Some Republican primary candidates are getting a boost from an unlikely source: Democrats.
The strategy has Democrats buying up television ads to push Republican primary candidates with extreme views, hoping they will be less competitive in a general election than a more moderate GOP candidate, NPR reported.
Some say the tactic is unethical. But it worked for former Senator Claire McCaskill, who used the strategy to win her race in Missouri in 2012. She spent more money to boost Tea Party candidate Todd Akin than he spent on his entire primary campaign, NPR reported.
"These are tough races, and I do not regret for a minute what we did a decade ago," she said. "The beauty of the ad we ran against Todd Akin a decade ago was - the very things that made him attractive to many people in the Republican primary, made him unelectable with independent voters in the general."
McCaskill admitted that the strategy can be risky unless it is carefully planned.
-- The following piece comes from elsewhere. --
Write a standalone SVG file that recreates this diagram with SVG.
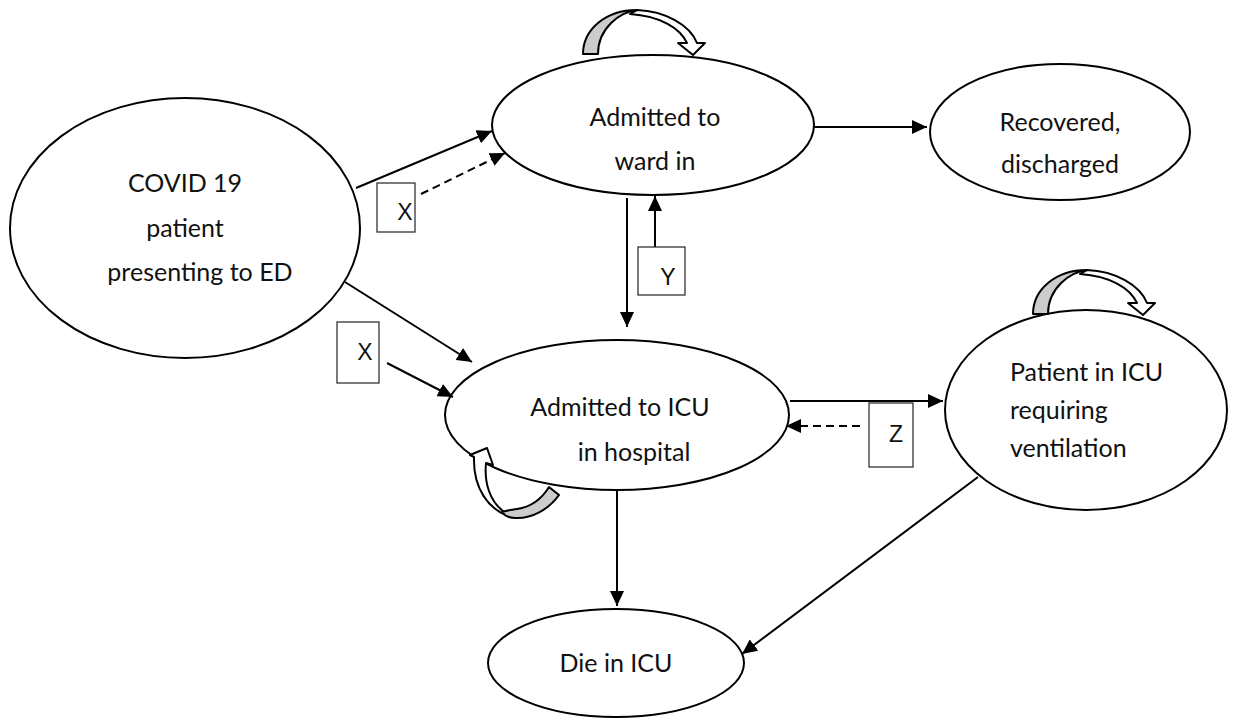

"It depends on the district," she told NPR. "If there is confidence that the voters in that district are going to reject that extremism, then I think elevating them may be a smart strategy. But it is a big mistake to do it in a district where a Trump candidate has as good or better chance of getting elected than a more moderate one."
The National Republican Senate Committee, which supports GOP candidates, called the ads a sign of "Democrat panic." The group pointed to the June 28 Republican Primary in Colorado, saying Democrats have reportedly spent around $1 million to boost far-right election conspiracist Ron Hanks over contender and construction CEO Joe O'Dea to face Sen. Michael Bennet in the race.
"In supposedly 'blue' Colorado, Democrats are reportedly dumping 7-figures into the REPUBLICAN Senate primary to try and stir up drama," the NRSC said in a statement. "Burning money this early to bolster states where Biden won comfortably is a tell-tale sign of just how bad things have gotten for Senate Democrats."
A spokesperson for Democratic Colorado, a federal super PAC, maintained that the ads are aimed at opposing Hanks.
"We are an organization committed to ensuring that Colorado does not elect a Republican to the U.S. Senate and giving voters the facts about who’s running to represent them," Alvina Vasquez told The Colorado Sun.